Gerd Hankel: Die UNO. Idee und Wirklichkeit

19. Januar 2007 | Von | Kategorie: Rezensionen

Hamburger Edition, Hamburg 2006, 126 Seiten

Der Jurist und Sprachwissenschaftler Gerd Hankel unternimmt es in diesem schmalen Band, in einem langen Atemzug die Geschichte der UNO seit ihrer Gründung bis in die jüngsten Reformansätze Revue passieren zu lassen und sie dabei nach der Einlösung der selbst bzw. ihr von den Mitgliedstaaten gestellten Aufgaben zu befragen. Dabei gelingt ihm eine dankenswerte Konzentration aufs Wesentliche: die Aufgabe der Friedenserhaltung, die Menschenrechte und die Förderung sozialer und wirtschaftlicher Entwicklung. Der weite Bereich der den UN-Sonderorganisationen zugewiesenen Aufgaben bleibt weitgehend ausgespart.

In seiner Darstellung verbindet Hankel profunde Sach- und Literaturkenntnis mit einem gerade in Deutschland nicht eben häufigen Mut zur pointiert zugespitzten Formulierung. Einige Kapitel, etwa das zur Geschichte und Problematik der Entwicklungsidee und -politik nicht nur in der UNO, geraten ihm zu einer regelrechten Philippika, deren auch sprachlicher Kraft man sich umso weniger entziehen mag, als seine Kritik sich nicht, wie oft genug, an die UNO allein, sondern vor allem an die Regierungen wendet, die deren Politik maßgeblich bestimmen. Gleichwohl scheut sich Hankel auch nicht, etwa dem heute so hoch angesehenen Kofi Annan sein Versagen angesichts des Völkermords in Ruanda und der Massaker in Jugoslawien in deutlichen Worten vorzuhalten.

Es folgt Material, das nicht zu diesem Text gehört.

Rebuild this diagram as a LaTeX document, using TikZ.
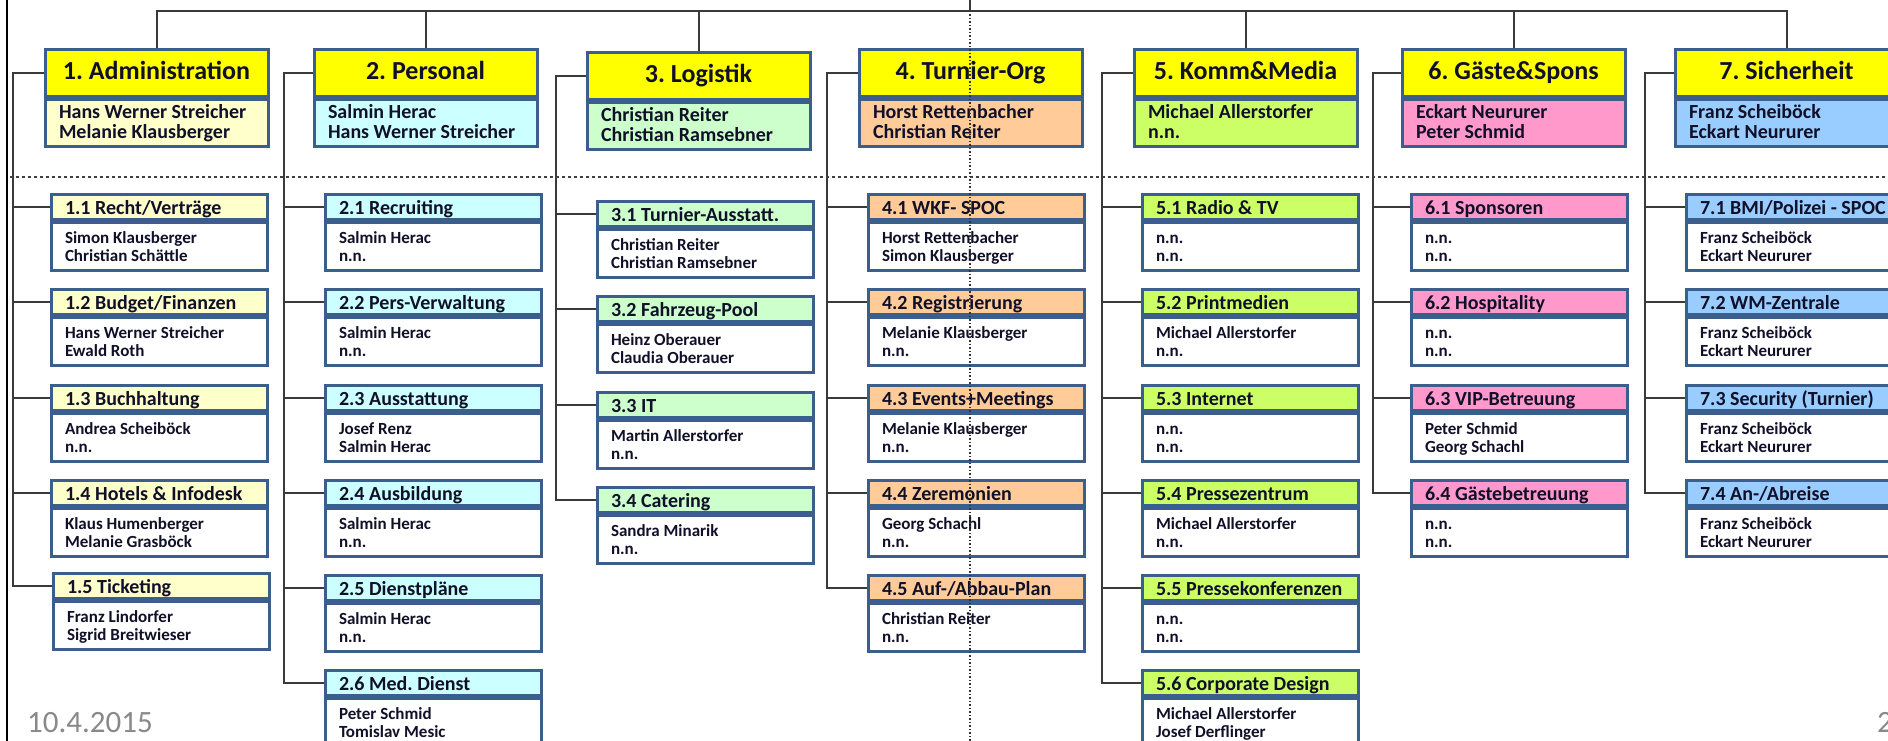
\documentclass[tikz,border=0pt]{standalone}
\usepackage{fontspec}
\setmainfont{Carlito}
\frenchspacing
\definecolor{bord}{RGB}{60,94,140}
\definecolor{conn}{RGB}{58,58,58}
\definecolor{hy}{RGB}{255,255,0}
\definecolor{ca}{RGB}{255,255,204}
\definecolor{cb}{RGB}{204,255,255}
\definecolor{cc}{RGB}{204,255,204}
\definecolor{cd}{RGB}{255,204,153}
\definecolor{ce}{RGB}{204,255,102}
\definecolor{cf}{RGB}{255,153,204}
\definecolor{cg}{RGB}{153,204,255}
\definecolor{foot}{RGB}{137,137,137}
\definecolor{ink}{RGB}{16,16,40}
\tikzset{
 boxline/.style={draw=bord, line width=3bp, rectangle, inner ysep=0pt, text=ink},
 mainh/.style={boxline, fill=hy, minimum width=223bp, minimum height=46.5bp, inner xsep=0pt,
   font=\fontsize{26bp}{28bp}\selectfont\bfseries, text height=18bp, text depth=5bp},
 mainb/.style={boxline, minimum width=223bp, minimum height=47bp, text width=195bp, inner xsep=14bp,
   align=flush left, font=\fontsize{20bp}{20bp}\selectfont\bfseries, text height=15bp, text depth=24.5bp},
 subh/.style={boxline, text width=188bp, inner xsep=14bp, minimum height=25bp, align=flush left,
   font=\fontsize{20bp}{20bp}\selectfont\bfseries, text height=16bp, text depth=1bp},
 subb/.style={boxline, fill=white, text width=188bp, inner xsep=14bp, minimum height=48bp, align=flush left,
   font=\fontsize{17bp}{18bp}\selectfont\bfseries, text height=15bp, text depth=20bp},
 link/.style={draw=conn, line width=2bp},
 dotline/.style={draw=black!80, line width=1.5bp, dash pattern=on 1.5bp off 2bp},
 dashline/.style={draw=black!75, line width=1.5bp, dash pattern=on 3bp off 3bp},
 foottext/.style={anchor=base west, inner sep=0pt, text=foot, font=\fontsize{31bp}{31bp}\selectfont},
}
\newcommand\mysub[6]{%
 \node[subh, fill=#4, anchor=north west] (h#1) at (#2,#3) {\mbox{#5}};
 \node[subb, anchor=north west] (b#1) at (h#1.south west) {#6};
}
\newcommand\mymain[6]{%
 \node[mainh, anchor=north west] (h#1) at (#2,#3) {#5};
 \node[mainb, fill=#4, anchor=north west] (b#1) at (h#1.south west) {#6};
}
\begin{document}
\begin{tikzpicture}[x=1bp,y=-1bp]
\fill[white] (0,0) rectangle (1888,741);
\useasboundingbox (0,0) rectangle (1888,741);

% main boxes
\mymain{1}{43.5}{48.5}{ca}{1. Administration}{Hans Werner Streicher\\Melanie Klausberger}
\mymain{2}{312.5}{48.5}{cb}{2. Personal}{Salmin Herac\\Hans Werner Streicher}
\mymain{3}{585.5}{51.5}{cc}{3. Logistik}{Christian Reiter\\Christian Ramsebner}
\mymain{4}{857.5}{48.5}{cd}{4. Turnier-Org}{Horst Rettenbacher\\Christian Reiter}
\mymain{5}{1132.5}{48.5}{ce}{5. Komm\&Media}{Michael Allerstorfer\\n.n.}
\mymain{6}{1400.5}{48.5}{cf}{6. Gäste\&Spons}{Eckart Neururer\\Peter Schmid}
\mymain{7}{1673.5}{48.5}{cg}{7. Sicherheit}{Franz Scheiböck\\Eckart Neururer}

% column 1
\mysub{11}{49.5}{192.5}{ca}{1.1 Recht/Verträge}{Simon Klausberger\\Christian Schättle}
\mysub{12}{49.5}{287.5}{ca}{1.2 Budget/Finanzen}{Hans Werner Streicher\\Ewald Roth}
\mysub{13}{49.5}{383.5}{ca}{1.3 Buchhaltung}{Andrea Scheiböck\\n.n.}
\mysub{14}{49.5}{478.5}{ca}{1.4 Hotels \& Infodesk}{Klaus Humenberger\\Melanie Grasböck}
\mysub{15}{51.5}{571.5}{ca}{1.5 Ticketing}{Franz Lindorfer\\Sigrid Breitwieser}
% column 2
\mysub{21}{323.5}{192.5}{cb}{2.1 Recruiting}{Salmin Herac\\n.n.}
\mysub{22}{323.5}{287.5}{cb}{2.2 Pers-Verwaltung}{Salmin Herac\\n.n.}
\mysub{23}{323.5}{383.5}{cb}{2.3 Ausstattung}{Josef Renz\\Salmin Herac}
\mysub{24}{323.5}{478.5}{cb}{2.4 Ausbildung}{Salmin Herac\\n.n.}
\mysub{25}{323.5}{573.5}{cb}{2.5 Dienstpläne}{Salmin Herac\\n.n.}
\mysub{26}{323.5}{668.5}{cb}{2.6 Med. Dienst}{Peter Schmid\\Tomislav Mesic}
% column 3
\mysub{31}{595.5}{199.5}{cc}{3.1 Turnier-Ausstatt.}{Christian Reiter\\Christian Ramsebner}
\mysub{32}{595.5}{294.5}{cc}{3.2 Fahrzeug-Pool}{Heinz Oberauer\\Claudia Oberauer}
\mysub{33}{595.5}{390.5}{cc}{3.3 IT}{Martin Allerstorfer\\n.n.}
\mysub{34}{595.5}{485.5}{cc}{3.4 Catering}{Sandra Minarik\\n.n.}
% column 4
\mysub{41}{866.5}{192.5}{cd}{4.1 WKF- SPOC}{Horst Rettenbacher\\Simon Klausberger}
\mysub{42}{866.5}{287.5}{cd}{4.2 Registrierung}{Melanie Klausberger\\n.n.}
\mysub{43}{866.5}{383.5}{cd}{4.3 Events+Meetings}{Melanie Klausberger\\n.n.}
\mysub{44}{866.5}{478.5}{cd}{4.4 Zeremonien}{Georg Schachl\\n.n.}
\mysub{45}{866.5}{573.5}{cd}{4.5 Auf-/Abbau-Plan}{Christian Reiter\\n.n.}
% column 5
\mysub{51}{1140.5}{192.5}{ce}{5.1 Radio \& TV}{n.n.\\n.n.}
\mysub{52}{1140.5}{287.5}{ce}{5.2 Printmedien}{Michael Allerstorfer\\n.n.}
\mysub{53}{1140.5}{383.5}{ce}{5.3 Internet}{n.n.\\n.n.}
\mysub{54}{1140.5}{478.5}{ce}{5.4 Pressezentrum}{Michael Allerstorfer\\n.n.}
\mysub{55}{1140.5}{573.5}{ce}{5.5 Pressekonferenzen}{n.n.\\n.n.}
\mysub{56}{1140.5}{668.5}{ce}{5.6 Corporate Design}{Michael Allerstorfer\\Josef Derflinger}
% column 6
\mysub{61}{1409.5}{192.5}{cf}{6.1 Sponsoren}{n.n.\\n.n.}
\mysub{62}{1409.5}{287.5}{cf}{6.2 Hospitality}{n.n.\\n.n.}
\mysub{63}{1409.5}{383.5}{cf}{6.3 VIP-Betreuung}{Peter Schmid\\Georg Schachl}
\mysub{64}{1409.5}{478.5}{cf}{6.4 Gästebetreuung}{n.n.\\n.n.}
% column 7
\mysub{71}{1684.5}{192.5}{cg}{7.1 BMI/Polizei - SPOC}{Franz Scheiböck\\Eckart Neururer}
\mysub{72}{1684.5}{287.5}{cg}{7.2 WM-Zentrale}{Franz Scheiböck\\Eckart Neururer}
\mysub{73}{1684.5}{383.5}{cg}{7.3 Security (Turnier)}{Franz Scheiböck\\Eckart Neururer}
\mysub{74}{1684.5}{478.5}{cg}{7.4 An-/Abreise}{Franz Scheiböck\\Eckart Neururer}

% trunk coordinates
\coordinate (v1) at (13,0);
\coordinate (v2) at (284,0);
\coordinate (v3) at (556,0);
\coordinate (v4) at (827,0);
\coordinate (v5) at (1102,0);
\coordinate (v6) at (1373,0);
\coordinate (v7) at (1645,0);

\draw[link] (h1.west) -- (h1.west -| v1) |- (h15.west);
\foreach \k in {11,12,13,14} \draw[link] (h\k.west -| v1) -- (h\k.west);
\draw[link] (h2.west) -- (h2.west -| v2) |- (h26.west);
\foreach \k in {21,22,23,24,25} \draw[link] (h\k.west -| v2) -- (h\k.west);
\draw[link] (h3.west) -- (h3.west -| v3) |- (h34.west);
\foreach \k in {31,32,33} \draw[link] (h\k.west -| v3) -- (h\k.west);
\draw[link] (h4.west) -- (h4.west -| v4) |- (h45.west);
\foreach \k in {41,42,43,44} \draw[link] (h\k.west -| v4) -- (h\k.west);
\draw[link] (h5.west) -- (h5.west -| v5) |- (h56.west);
\foreach \k in {51,52,53,54,55} \draw[link] (h\k.west -| v5) -- (h\k.west);
\draw[link] (h6.west) -- (h6.west -| v6) |- (h64.west);
\foreach \k in {61,62,63} \draw[link] (h\k.west -| v6) -- (h\k.west);
\draw[link] (h7.west) -- (h7.west -| v7) |- (h74.west);
\foreach \k in {71,72,73} \draw[link] (h\k.west -| v7) -- (h\k.west);

% top bus
\coordinate (bus) at (0,11);
\coordinate (top) at (970,0);
\coordinate (bot) at (970,741);
\draw[link] (h1.north) -- (h1.north |- bus) -- (h7.north |- bus) -- (h7.north);
\foreach \k in {2,3,5,6} \draw[link] (h\k.north) -- (h\k.north |- bus);
\draw[link] (top) -- (top |- bus);

% outer frame line
\coordinate (o1) at (7,0);
\coordinate (o2) at (7,741);
\draw[draw=black, line width=2.5bp] (o1) -- (o2);

% dotted guide lines
\coordinate (dl) at (10,177);
\coordinate (dr) at (1888,177);
\draw[dashline] (dl) -- (dr);
\draw[dotline] (top |- bus) -- (bot);

% footer
\node[foottext] (date) at (27,732) {10.4.2015};
\node[foottext] (page) at (1877,732) {2};
\end{tikzpicture}
\end{document}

Wenn einen der Text trotz dieser unbestreitbaren Vorzüge dennoch ziemlich ratlos lässt, liegt das nicht am Inhalt sondern an der Form. Ob es am Autor, oder wie zu vermuten ist, am Verlagskonzept der Reihe liegt: Ein 126-seitiger Text kann nicht zugleich ein aktueller Meinungsbeitrag und eine wissenschaftliche Arbeit sein. Wenn diese Mischung die Absicht war, dann muss sie als misslungen gelten. Das Buch hat weder ein Inhaltsverzeichnis noch auch nur Kapitelüberschriften – man muss sich also wie in einen Roman hineinstürzen, immer gespannt wo man am Ende herauskommt. Gleichzeitig ist der Text aber mit zahlreichen Literaturnachweisen gespickt, die freilich in bester schlechter altakademischer Manier nur beim ersten Mal voll zitiert werden. Ein Literaturverzeichnis, bei dem man auch an späterer Stelle die Quelle nachschlagen könnte, fehlt wie jede sonstige Hilfestellung zur Lektüre eines wissenschaftlichen Textes. Unter dieser Fehlkonzeption leidet nicht nur der Leser, sondern am Ende auch der Autor. Denn vom späteren Nachschlagen oder Nachlesen einzelner wichtiger Gedanken, die man vielleicht noch mal vertiefen oder mit anderer Lektüre vergleichen möchte, schreckt die Textgestalt ab. Die Konzeption der Reihe sollte überdacht werden.